With a web site, a company can expound on the values of its product so
long as it is displayed in an interesting and informative manner. The web site
"Channel Seven"
ranks Internet marketing campaigns. Among its list this week are M&M's and
Honda, but also other unknown companies.
Another important thing to consider is that most other forms of advertising
are one-way. A radio ad will tell you that you should buy Paul McCartney's
latest CD because it's good but you can't ask them why they think that.
With the Internet, there are many possible ranges of dialogue. A person
can email someone at MPL Records and ask them about McCartney's new CD and find
out how well it's doing. Someone could also go onto any number of McCartney web
sites and ask other people, fans or otherwise, what they think.
It is difficult for established companies to gauge how successful their
Internet advertising campaigns are. There is no way to judge whether a sale at
a store was due to which media of advertising. But, they can't afford not to
advertise on the web.
He argues that people who are willing to buy something over the Internet
want to know everything about it. A person can go online and find out that
Brand A doesn't get clothes as white as Brand B. No amount of commerical time
saying otherwise will change this person's opinion, says Tapscott.
As the power of mass communications declines, he says that brand loyalty
will be determined by substance rather than flash.
"In marketing, interactivity equals increased power to the consumer to
make informed choices and to buy products that deliver real benefits and value
over those that do not," he says.
Kathy Peterson, partner in a web company, may not have to worry about brand
loyalty but she does have to worry about people buying things over the web.

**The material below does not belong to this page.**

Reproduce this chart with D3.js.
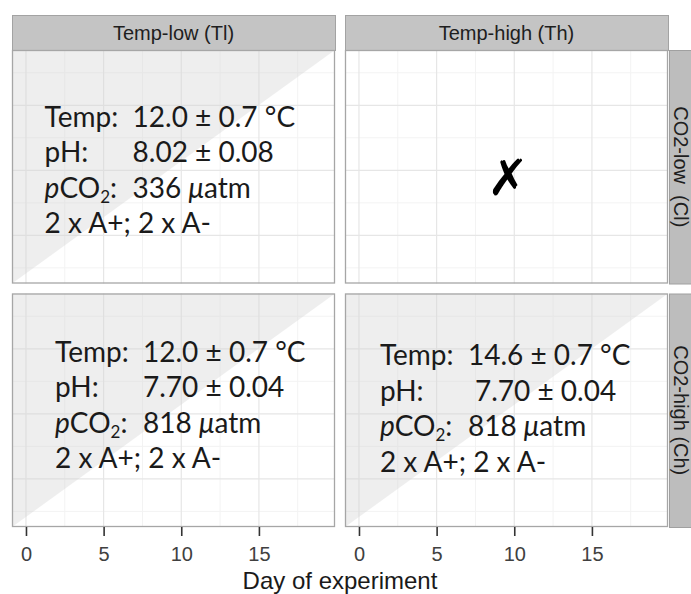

Her web page, The Capitalist Pig , has
been selling goods over the Internet since January 1994.
It is just one of the growing field of Internet-only companies. These
companies are built and maintained on the web have only the web to rely on for
a customer base. Peterson says that they have had sales from all over the
world and everywhere in the U.S.
"Being an Internet-only company places us firmly in the "cutting edge" of
technologically advanced companies, indicating to the public at large that we
are "forward looking" and giving us a "New Millenium" personae. The new
generation of college students, who cut their teeth on computers, and live and
breathe Internet in the classrooms and dorms, are not threatened by online
companies, and will propagate the technology in the next few decades," she
says.
As the global market grows in importance, so will grow the
necessity to contact everyone within the market. Not only will the Internet
make that easier, but it may also make it enjoyable at the same time.